3. Since we known that $$n, p$$, and $$q$$ must be positive, we can construct a set of 3 nested for-loops, as shown below in MATLAB and Python. Describe in plain English what the code does.

In MATLAB:

smallest = 0.0;
largest = 14.9;
step_size = 0.1;
vector = smallest : step_size : largest;

% How many elements in each vector?
num = length(vector);

errors = zeros(num, num, num);

index_n = 0;
index_p = 0;
index_q = 0;
for n = smallest : step_size : largest
index_n = index_n + 1;
for p = smallest : step_size : largest
index_p = index_p + 1;
for q = smallest : step_size : largest
index_q = index_q + 1;

% Calculate the error at this value of n, p and q:
errors(index_n, index_p, index_q) = equation_error(n, p, q);

end
index_q = 0;
end
index_p = 0;
end
[min_error, min_index] = min(errors(:))
[index_n, index_p, index_q] = ind2sub([num, num, num], min_index);
disp(['Solution at ', num2str([vector(index_n), vector(index_p), vector(index_q)])])


In Python:

import numpy as np

smallest = 0.0
largest = 15.0
step_size = 0.1
vector = np.arange(smallest, largest, step_size)

# How many elements in each vector?
num = len(vector)

errors = np.zeros( (num, num, num) )

for index_n, n in enumerate(vector):
for index_p, p in enumerate(vector):
for index_q, q in enumerate(vector):

# Calculate the error at this value of n, p and q:
errors[index_n, index_p, index_q] = equation_error(n, p, q)

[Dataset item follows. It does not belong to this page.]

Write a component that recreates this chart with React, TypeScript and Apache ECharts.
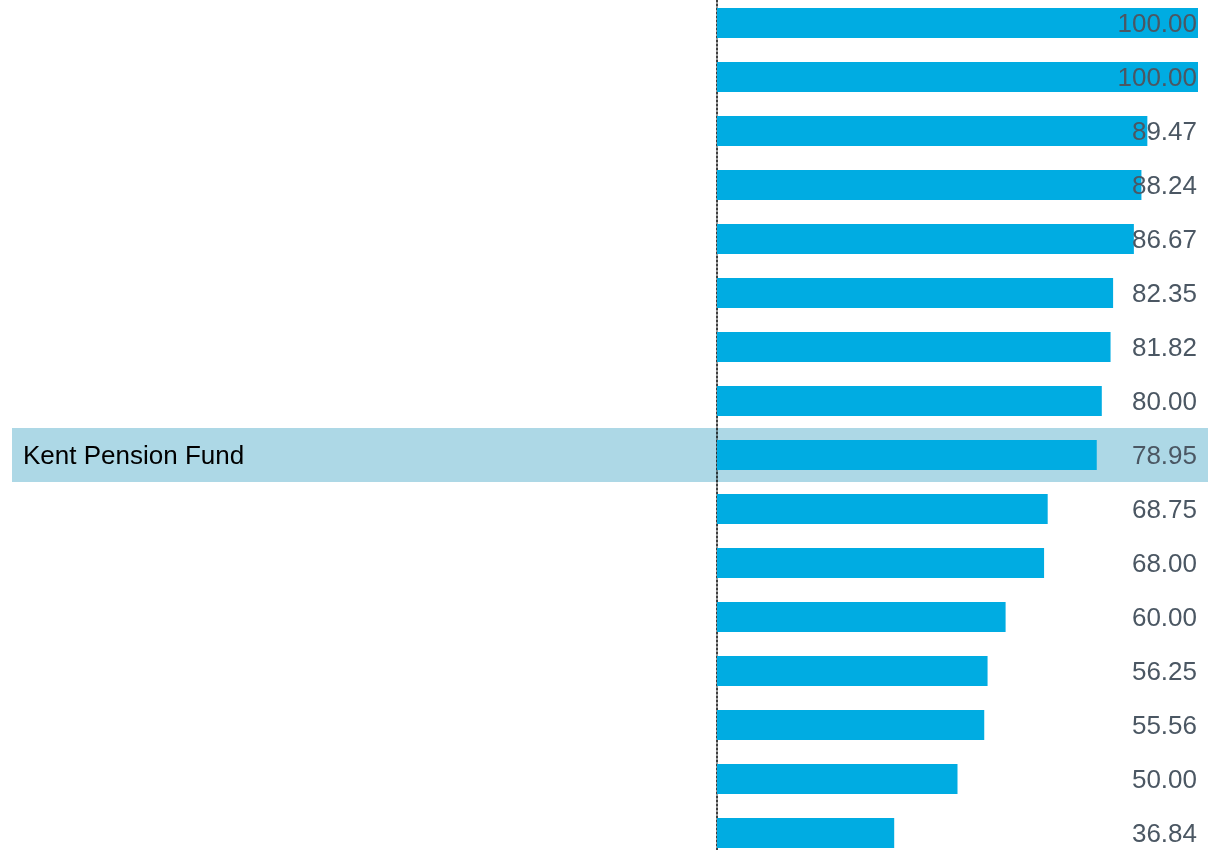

# Which combination had the smallest error?
min_index = np.argmin(errors)
index_n, index_p, index_q = np.unravel_index(min_index, (num, num, num))
n, p, q = vector[index_n], vector[index_p], vector[index_q]
print(n, p, q)

1. How many times will the function equation_error be called?
2. What will this function output be if $$(n, p, q) = (1.0, 9.2, 2.5)$$?

# Bonus question [0.5]

Using the code given in question 2, report what the min_index variable is and what are the values of $$n, p$$, and $$q$$ which give minimum error to the set of equations. How long did it take to find the solution of this simple linear equation system?